Prefeitos contrários à nova regra de pagamento de royalties sobre petróleo, que determina o rateio de recursos a todos os municípios de acordo com a divisão do Fundo de Participação dos Municípios (FPM) receberam com perplexidade a notícia da aprovação da proposta pela Câmara dos Deputados. O resultado do plenário da Câmara começou a ser divulgado ontem em Belo Horizonte quando participavam de um coquetel da Frente Nacional dos Prefeitos (FNP), que realizou sua reunião anual na capital mineira.
"Estava confiante que ia ser mantido o texto do deputado Antonio Palocci (PT-SP) que estabelecia uma regra de transição", comentou o presidente da Frente, o prefeito de Vitória (ES), João Coser (PT). "Isto não pode ser objeto de uma votação de fim de legislatura, em que os líderes partidários transferem a responsabilidade para um veto presidencial", comentou o prefeito de Joinville (SC), Carlito Merss.
A aprovação de um fundo de compensação aos Estados e municípios atingidos com a nova repartição, concentrados no Rio de Janeiro e no Espírito Santo é vista como insuficiente. "Quem garante que o Tesouro Nacional vai aportar recursos", perguntou o prefeito de Macaé (RJ), Riverton Mussi (PMDB), um dos que admitiram a possibilidade do presidente Luiz Inácio Lula da Silva não vetar a nova lei, apesar do presidente ter garantido a diversos interlocutores que não sancionaria uma revisão de royalties que afetasse contratos já estabelecidos.
"Eu já estou com uma ação direta de inconstitucionalidade (ADIN) pronta. A Constituição é clara em dizer que Estados e municípios produtores de petróleo e minérios precisam ter tratamento diferenciado. Não tenho culpa de meu município ter sido abençoado por Deus", disse Mussi. Os royalties do petróleo representam 36% do Orçamento de R$ 1,2 bilhão de Macaé, que conta com 210 mil habitantes.
Os pagamentos fazem com que a cidade da costa norte do Rio de Janeiro tenha uma capacidade incomum de investimento municipal: a prefeitura administra três faculdades e lançou um projeto de Veículo Leve sobre Trilhos (VLT). "Tudo isso acaba da noite para o dia com o fim dos royalties. Não terei sequer como fazer custeio de saúde e educação", afirmou Mussi.

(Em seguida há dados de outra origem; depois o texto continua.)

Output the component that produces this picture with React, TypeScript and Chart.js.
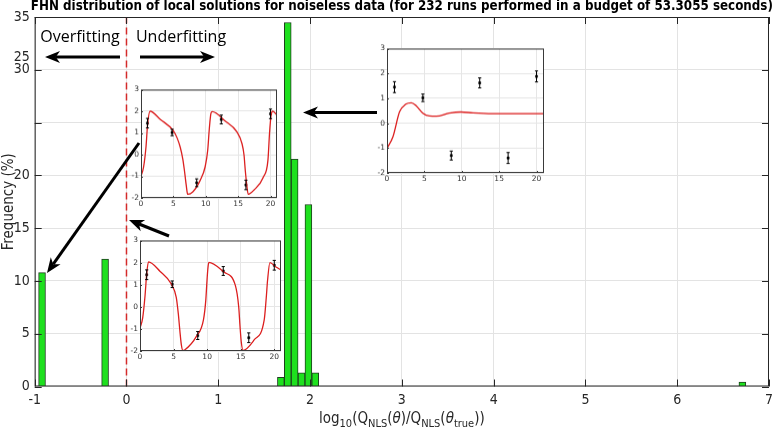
import React, { useEffect, useRef } from 'react';
import { Chart, registerables } from 'chart.js';

Chart.register(...registerables);

// ---------- data ----------
const binCenters = [-0.92, -0.233, 1.682, 1.757, 1.832, 1.907, 1.982, 2.057, 6.71];
const frequencyPct = [10.78, 12.07, 0.86, 34.48, 21.55, 1.29, 17.24, 1.29, 0.43];
const xTickValues = [-1, 0, 1, 2, 3, 4, 5, 6, 7];
const yTickValues = [0, 5, 10, 15, 20, 25, 30, 31.2, 35];
const yTickLabels = ['0', '5', '10', '15', '20', '', '30', '25', '35'];
const yGridValues = [0, 5, 10, 15, 20, 25, 30, 35];
const thresholdLine = [{ x: 0, y: 0 }, { x: 0, y: 35 }];

const obsTime = [1.0, 4.8, 8.6, 12.4, 16.2, 20.0];
const obsValue = [1.45, 1.02, -1.3, 1.62, -1.4, 1.88];
const obsError = [0.22, 0.15, 0.18, 0.2, 0.22, 0.22];

const insetXTicks = [0, 5, 10, 15, 20];
const insetYTicks = [-2, -1, 0, 1, 2, 3];

// inset A: fit of an underfitting local solution
const curveATime = [0, 0.4, 0.77, 1.03, 1.4, 3.0, 5.0, 5.6, 6.05, 6.45, 6.7, 7.0, 7.2, 8.0, 9.15, 9.9, 10.3, 10.55, 10.8, 11.0, 13.0, 14.8, 15.6, 15.9, 16.1, 16.35, 16.55, 17.4, 18.9, 19.6, 19.85, 20.1, 20.35, 21.0];
const curveAValue = [-1.0, -0.57, 0.35, 1.43, 2.0, 1.62, 1.1, 0.75, 0.35, -0.2, -0.72, -1.45, -1.83, -1.72, -1.18, -0.57, 0.2, 1.2, 1.9, 1.98, 1.55, 1.05, 0.5, 0.0, -0.72, -1.45, -1.83, -1.65, -1.03, -0.26, 1.0, 1.85, 2.0, 1.82];
// inset B: overfitting solution
const curveBTime = [0, 0.4, 0.75, 1.0, 1.26, 3.0, 4.67, 5.4, 5.7, 5.93, 6.15, 6.35, 6.7, 8.4, 9.45, 9.8, 9.95, 10.1, 10.25, 12.5, 14.2, 14.7, 14.9, 15.1, 15.35, 17.0, 18.5, 18.8, 19.0, 19.35, 20.25, 21.0];
const curveBValue = [-0.97, -0.5, 0.5, 1.5, 2.03, 1.6, 1.03, 0.43, -0.3, -1.06, -1.7, -1.97, -1.94, -1.34, -0.59, 0.3, 1.05, 1.7, 2.01, 1.57, 0.97, 0.0, -0.9, -1.64, -1.97, -1.5, -0.59, 0.4, 1.2, 2.0, 1.8, 1.67];
// inset C: damped solution of the tallest bin
const curveCTime = [0, 0.8, 1.68, 2.5, 3.25, 3.9, 4.8, 5.68, 6.6, 8.3, 9.9, 11.5, 14.1, 21.0];
const curveCValue = [-1.01, -0.54, 0.46, 0.76, 0.82, 0.7, 0.4, 0.29, 0.28, 0.4, 0.45, 0.41, 0.38, 0.38];

const TITLE = 'FHN distribution of local solutions for noiseless data (for 232 runs performed in a budget of 53.3055 seconds)';

// ---------- layout / style ----------
const W = 778;
const H = 430;
const NARROW = '"Liberation Sans Narrow", "DejaVu Sans Condensed", "Liberation Sans", Arial, sans-serif';
const SANS = '"Liberation Sans", Arial, sans-serif';
const AXIS = '#262626';
const GRID = '#e3e3e3';
const TITLE_WIDTH = 742;

const insetA = { left: 140.7, top: 89.3, width: 136, height: 108.4 };
const insetB = { left: 140, top: 240, width: 141, height: 111.3 };
const insetC = { left: 386.7, top: 48.3, width: 157.6, height: 124.4 };

const arrows = [
  [120, 57, 45, 57],
  [140, 57, 215, 57],
  [139, 143, 47, 273],
  [169, 236, 129, 220],
  [377, 112.5, 303, 112.5],
];

function drawArrow(ctx, x1, y1, x2, y2) {
  const lw = 3, headLen = 15, headHalf = 6;
  const a = Math.atan2(y2 - y1, x2 - x1);
  const c = Math.cos(a), s = Math.sin(a);
  const bx = x2 - headLen * c, by = y2 - headLen * s;
  const nx = x2 - headLen * 0.72 * c, ny = y2 - headLen * 0.72 * s;
  ctx.save();
  ctx.strokeStyle = '#000';
  ctx.fillStyle = '#000';
  ctx.lineWidth = lw;
  ctx.beginPath();
  ctx.moveTo(x1, y1);
  ctx.lineTo(nx, ny);
  ctx.stroke();
  ctx.beginPath();
  ctx.moveTo(x2, y2);
  ctx.lineTo(bx - headHalf * s, by + headHalf * c);
  ctx.lineTo(nx, ny);
  ctx.lineTo(bx + headHalf * s, by - headHalf * c);
  ctx.closePath();
  ctx.fill();
  ctx.restore();
}

const mainDecor = {
  id: 'mainDecor',
  afterDraw(chart) {
    const { ctx, chartArea: ca } = chart;
    const xs = chart.scales.x;
    const ys = chart.scales.y;
    ctx.save();
    // box
    ctx.strokeStyle = AXIS;
    ctx.lineWidth = 1;
    ctx.strokeRect(ca.left + 0.5, ca.top + 0.5, ca.right - ca.left - 1, ca.bottom - ca.top - 1);
    // inward ticks
    ctx.beginPath();
    xTickValues.forEach((v) => {
      const px = Math.round(xs.getPixelForValue(v)) + 0.5;
      ctx.moveTo(px, ca.bottom);
      ctx.lineTo(px, ca.bottom - 7);
      ctx.moveTo(px, ca.top);
      ctx.lineTo(px, ca.top + 7);
    });
    yGridValues.forEach((v) => {
      const py = Math.round(ys.getPixelForValue(v)) + 0.5;
      ctx.moveTo(ca.left, py);
      ctx.lineTo(ca.left + 7, py);
      ctx.moveTo(ca.right, py);
      ctx.lineTo(ca.right - 7, py);
    });
    ctx.stroke();

    // title, fitted to the reference width
    ctx.fillStyle = '#000';
    ctx.font = `bold 14px ${NARROW}`;
    const tw = ctx.measureText(TITLE).width;
    const size = Math.min(16, (14 * TITLE_WIDTH) / tw);
    ctx.font = `bold ${size.toFixed(2)}px ${NARROW}`;
    ctx.textAlign = 'center';
    ctx.textBaseline = 'middle';
    ctx.fillText(TITLE, (ca.left + ca.right) / 2, 7);

    // x label with subscripts
    const parts = [
      { t: 'log' }, { t: '10', sub: true }, { t: '(Q' }, { t: 'NLS', sub: true }, { t: '(' },
      { t: 'θ', it: true }, { t: ')/Q' }, { t: 'NLS', sub: true }, { t: '(' }, { t: 'θ', it: true },
      { t: 'true', sub: true }, { t: '))' },
    ];
    const fontOf = (p) => `${p.it ? 'italic ' : ''}${p.sub ? 11 : 15}px ${NARROW}`;
    let total = 0;
    parts.forEach((p) => { ctx.font = fontOf(p); p.w = ctx.measureText(p.t).width; total += p.w; });
    let x = (ca.left + ca.right) / 2 - total / 2;
    ctx.textAlign = 'left';
    ctx.textBaseline = 'alphabetic';
    ctx.fillStyle = AXIS;
    const base = 423;
    parts.forEach((p) => {
      ctx.font = fontOf(p);
      ctx.fillText(p.t, x, p.sub ? base + 4 : base);
      x += p.w;
    });

    // annotations
    ctx.fillStyle = '#000';
    ctx.font = `16px "Open Sans", ${SANS}`;
    ctx.textAlign = 'center';
    ctx.textBaseline = 'middle';
    ctx.fillText('Overfitting', 80, 37);
    ctx.fillText('Underfitting', 181, 37);
    arrows.forEach((a) => drawArrow(ctx, a[0], a[1], a[2], a[3]));
    ctx.restore();
  },
};

function MainChart() {
  const ref = useRef(null);
  useEffect(() => {
    const chart = new Chart(ref.current, {
      type: 'bar',
      data: {
        datasets: [
          {
            type: 'line',
            data: thresholdLine,
            borderColor: '#d42a2a',
            borderWidth: 1.5,
            borderDash: [7, 4],
            pointRadius: 0,
            order: 0,
          },
          {
            type: 'bar',
            data: binCenters.map((x, i) => ({ x, y: frequencyPct[i] })),
            backgroundColor: '#1ee01e',
            borderColor: '#1f3f1f',
            borderWidth: 1,
            borderSkipped: 'start',
            categoryPercentage: 1,
            barPercentage: 1,
            order: 1,
          },
        ],
      },
      options: {
        animation: false,
        responsive: false,
        maintainAspectRatio: false,
        events: [],
        layout: { padding: { left: 0, right: 4.6, top: 17, bottom: 0 } },
        plugins: { legend: { display: false }, tooltip: { enabled: false }, title: { display: false } },
        scales: {
          x: {
            type: 'linear',
            min: -1,
            max: 7,
            offset: false,
            afterBuildTicks: (s) => { s.ticks = xTickValues.map((v) => ({ value: v })); },
            afterFit: (s) => { s.height = 43.5; },
            grid: { color: GRID, drawTicks: false, offset: false },
            border: { display: false },
            ticks: {
              autoSkip: false,
              maxRotation: 0,
              padding: 5,
              color: AXIS,
              font: { family: NARROW, size: 14 },
              callback: (v) => String(v),
            },
          },
          y: {
            type: 'linear',
            min: 0,
            max: 35,
            afterBuildTicks: (s) => { s.ticks = yTickValues.map((v) => ({ value: v })); },
            afterFit: (s) => { s.width = 34.7; },
            grid: {
              color: (c) => (c.tick && yGridValues.includes(c.tick.value) ? GRID : 'rgba(0,0,0,0)'),
              drawTicks: false,
            },
            border: { display: false },
            ticks: {
              autoSkip: false,
              padding: 5,
              color: AXIS,
              font: { family: NARROW, size: 14 },
              callback: (v) => yTickLabels[yTickValues.indexOf(v)],
            },
            title: { display: true, text: 'Frequency (%)', color: AXIS, font: { family: NARROW, size: 15 }, padding: 0 },
          },
        },
      },
      plugins: [mainDecor],
    });
    return () => chart.destroy();
  }, []);
  return <canvas ref={ref} width={W} height={H} style={{ position: 'absolute', left: 0, top: 0, width: W, height: H }} />;
}

const insetDecor = {
  id: 'insetDecor',
  beforeDraw(chart) {
    const { ctx, chartArea: ca } = chart;
    ctx.save();
    ctx.fillStyle = '#fff';
    ctx.fillRect(ca.left, ca.top, ca.right - ca.left, ca.bottom - ca.top);
    ctx.restore();
  },
  afterDraw(chart) {
    const { ctx, chartArea: ca } = chart;
    const xs = chart.scales.x;
    const ys = chart.scales.y;
    ctx.save();
    // error bars
    chart.data.datasets.forEach((ds) => {
      if (!ds.errors) return;
      ctx.strokeStyle = '#000';
      ctx.lineWidth = 1;
      ds.data.forEach((p, i) => {
        const px = xs.getPixelForValue(p.x);
        const y1 = ys.getPixelForValue(p.y - ds.errors[i]);
        const y2 = ys.getPixelForValue(p.y + ds.errors[i]);
        ctx.beginPath();
        ctx.moveTo(px, y1); ctx.lineTo(px, y2);
        ctx.moveTo(px - 1.6, y1); ctx.lineTo(px + 1.6, y1);
        ctx.moveTo(px - 1.6, y2); ctx.lineTo(px + 1.6, y2);
        ctx.stroke();
      });
    });
    ctx.strokeStyle = '#3a3a3a';
    ctx.lineWidth = 1;
    ctx.strokeRect(ca.left + 0.5, ca.top + 0.5, ca.right - ca.left - 1, ca.bottom - ca.top - 1);
    ctx.beginPath();
    insetXTicks.forEach((v) => {
      const px = Math.round(xs.getPixelForValue(v)) + 0.5;
      ctx.moveTo(px, ca.bottom); ctx.lineTo(px, ca.bottom - 2);
    });
    insetYTicks.forEach((v) => {
      const py = Math.round(ys.getPixelForValue(v)) + 0.5;
      ctx.moveTo(ca.left, py); ctx.lineTo(ca.left + 2, py);
    });
    ctx.stroke();
    ctx.restore();
  },
};

function Inset({ box, t, y }) {
  const ref = useRef(null);
  const padL = 12, padT = 6, padR = 6, padB = 12;
  const cw = box.width + padL + padR;
  const chh = box.height + padT + padB;
  useEffect(() => {
    const tickFont = { family: '"DejaVu Sans", sans-serif', size: 7.5 };
    const chart = new Chart(ref.current, {
      type: 'line',
      data: {
        datasets: [
          {
            data: t.map((v, i) => ({ x: v, y: y[i] })),
            borderColor: '#dc1f1f',
            borderWidth: 1.3,
            pointRadius: 0,
            cubicInterpolationMode: 'monotone',
            fill: false,
          },
          {
            data: obsTime.map((v, i) => ({ x: v, y: obsValue[i] })),
            errors: obsError,
            showLine: false,
            pointStyle: 'rect',
            pointRadius: 1.5,
            backgroundColor: '#000',
            borderColor: '#000',
            borderWidth: 0.5,
          },
        ],
      },
      options: {
        animation: false,
        responsive: false,
        maintainAspectRatio: false,
        events: [],
        layout: { padding: { left: 0, right: padR, top: padT, bottom: 0 } },
        plugins: { legend: { display: false }, tooltip: { enabled: false } },
        scales: {
          x: {
            type: 'linear', min: 0, max: 21,
            afterBuildTicks: (s) => { s.ticks = insetXTicks.map((v) => ({ value: v })); },
            afterFit: (s) => { s.height = padB; },
            grid: { color: '#e6e6e6', drawTicks: false },
            border: { display: false },
            ticks: { autoSkip: false, maxRotation: 0, padding: 2, color: '#333', font: tickFont },
          },
          y: {
            type: 'linear', min: -2, max: 3,
            afterBuildTicks: (s) => { s.ticks = insetYTicks.map((v) => ({ value: v })); },
            afterFit: (s) => { s.width = padL; },
            grid: { color: '#e6e6e6', drawTicks: false },
            border: { display: false },
            ticks: { autoSkip: false, padding: 2, color: '#333', font: tickFont },
          },
        },
      },
      plugins: [insetDecor],
    });
    return () => chart.destroy();
  }, []);
  return (
    <canvas
      ref={ref}
      width={cw}
      height={chh}
      style={{ position: 'absolute', left: box.left - padL, top: box.top - padT, width: cw, height: chh }}
    />
  );
}

export default function App() {
  return (
    <div style={{ position: 'absolute', left: 0, top: 0, width: W, height: H, background: '#fff', overflow: 'hidden' }}>
      <MainChart />
      <Inset box={insetA} t={curveATime} y={curveAValue} />
      <Inset box={insetB} t={curveBTime} y={curveBValue} />
      <Inset box={insetC} t={curveCTime} y={curveCValue} />
    </div>
  );
}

Para a maioria dos prefeitos de áreas mineradoras, a nova repartição de royalties também incomoda. "Estamos articulando a elevação de alíquotas para a Contribuição Financeira para a Exploração de Recursos Minerais (Cfem). Mas se prevalecer o entendimento de que as riquezas do petróleo têm que ser repartidas a todos os municípios, o mesmo valerá para as riquezas minerais", disse o prefeito de Congonhas (MG), Anderson Cabido (PT). Os royalties minerais têm hoje valores irrisórios se comparados aos do petróleo. Enquanto o Rio e seus municípios somam R$ 8 bilhões por ano pelo petróleo, os de Minas ganham cerca de R$ 300 milhões pelo de minério.
Os prefeitos a favor da nova repartição já pensam na mobilização pós-veto. "Eles não estão com a mesma força política que nós temos. Nós vamos a Brasília, talvez em uma marcha dos prefeitos, e temos como derrubar um veto", afirmou o prefeito de Aparecida de Goiânia, o ex-governador goiano Luiz Maguito Vilella (PMDB). Maguito calcula que a divisão de royalties de acordo com a repartição do FPM pode trazer R$ 1 milhão mensais para o seu município, que conta com uma receita de R$ 30 milhões por mês em média. "Percentualmente pode significar pouco, mas para nós faz uma grande diferença. A nossa receita per capita hoje é menos que a metade da média brasileira", disse.
Com 510 mil habitantes na periferia de Goiânia, Aparecida conta com uma receita que equivale a menos de um terço da de Macaé, a "abençoada por Deus" segundo o prefeito Mussi. "Temos 15% do município com rede de esgoto e somente 50% com água tratada. Metade da nossa rede viária não tem asfalto", queixou-se Maguito. Na mobilização para se manter o texto, não deverá haver um corte entre o governo e oposição. "Esta luta é a de dois ou três Estados com o resto do país", disse o político goiano. "Se a gente quer ser um país continental, com uma estratégia de redução de desigualdade, é no mínimo esquizofrênico privilegiar de maneira ilimitada os Estados produtores", confirmou a prefeita de Fortaleza (CE), Luizianne Lins.